Alito May Tilt Vote in Reargued Cases
The Supreme Court's newest justice, Samuel A. Alito Jr., has yet to write a signed opinion -- majority, concurring or dissenting. His vote has been recorded in only two cases so far.
But it won't be long before Alito makes his mark. There are three cases on the court's docket in which the 56-year-old junior justice will probably have the deciding vote.
These are the three cases the court has set down for reargument since Sandra Day O'Connor left the court and Alito took her place on Jan. 31.
Although the court did not announce why it decided to hold a second hour of oral argument on the cases, the likeliest reason, based on the experience of previous transitions on the court, is that in each instance O'Connor's departure left the court divided 4 to 4.
If so, it will be up to Alito to break the tie, once he has had a chance to catch up on the briefs and hear the lawyers on both sides.
The three cases are Garcetti v. Ceballos , No. 04-473, which was argued on Oct. 12 and reargued March 21; Kansas v. Marsh , No. 04-1170, argued on Dec. 7 and reargued on Tuesday; and Hudson v. Michigan , No. 04-1360, argued on Jan. 9 and to be reargued on May 18.
Alito is a former U.S. attorney, and, as it happens, all three cases come out of the criminal-law milieu.
Garcetti v. Ceballos involves a lawsuit by a former Los Angeles County prosecutor who says that his bosses retaliated against him because he wrote an internal memo charging a police officer with lying to get a search warrant in a murder case.
Richard Ceballos says the retaliation violated his constitutional right to free speech because his memo was about a matter of public concern. But the defendants, including former Los Angeles district attorney Gil Garcetti, argue that disputes over policy between public employees and their supervisors should not become potential First Amendment lawsuits.
Kansas v. Marsh is about Kansas's death penalty law, enacted in 1994, which requires a death sentence in cases in which the jury finds that there is an exact balance between the factors favoring capital punishment and those weighing against death. Convicted murderer Michael Lee Marsh II says that saddles him with the burden of proving he should not be executed, which, he says, is unconstitutional.
Hudson v. Michigan revolves around the "knock and announce" rule for police raids. The Supreme Court has prohibited officers from simply barging in to execute a search warrant; instead, they must identify themselves and give the occupants a reasonable time to respond, except in emergencies. Otherwise, they cannot use the evidence at trial.
Booker Hudson says his rights were violated because officers did not knock and waited only three to five seconds before entering his house. Michigan conceded that was wrong, but says that the evidence -- drugs and a gun -- should still be admissible because it would have been found even if the officers had waited longer.
Only two other cases from the court's pre-Alito days, House v. Bell , No. 04-8990, and Whitman v. Department of Transportation , No. 04-1131, remain undecided.

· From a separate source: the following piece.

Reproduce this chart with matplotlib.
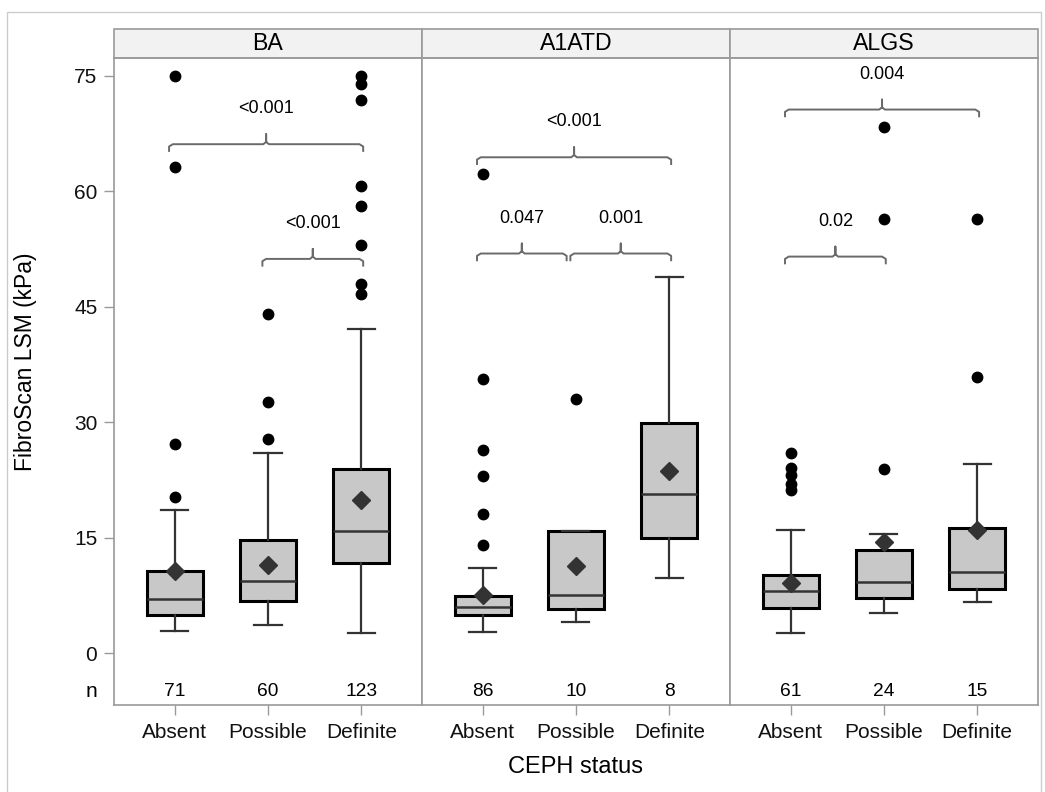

The former involves a Tennessee death-row inmate's claim of innocence; the latter is about grievance procedures for federal employees.
In oral arguments so far, Alito has generally been in a listening mode, limiting himself to a few terse questions.
But in the second argument of Garcetti v. Ceballos , he was more active, speaking up a dozen times.
At least one of his remarks seemed to hearken back to his own experience as a prosecutor.
When Ceballos's lawyer, Bonnie I. Robin-Vergeer, suggested that U.S. attorneys and district attorneys might be "blind-sided by cover-ups" unless their employees felt safe coming forward with charges of wrongdoing, Alito noted that he was not so pessimistic about prosecutors' openness to bad news.
"In most instances, they would not be hostile to receiving that kind of information if it was provided to them," he said.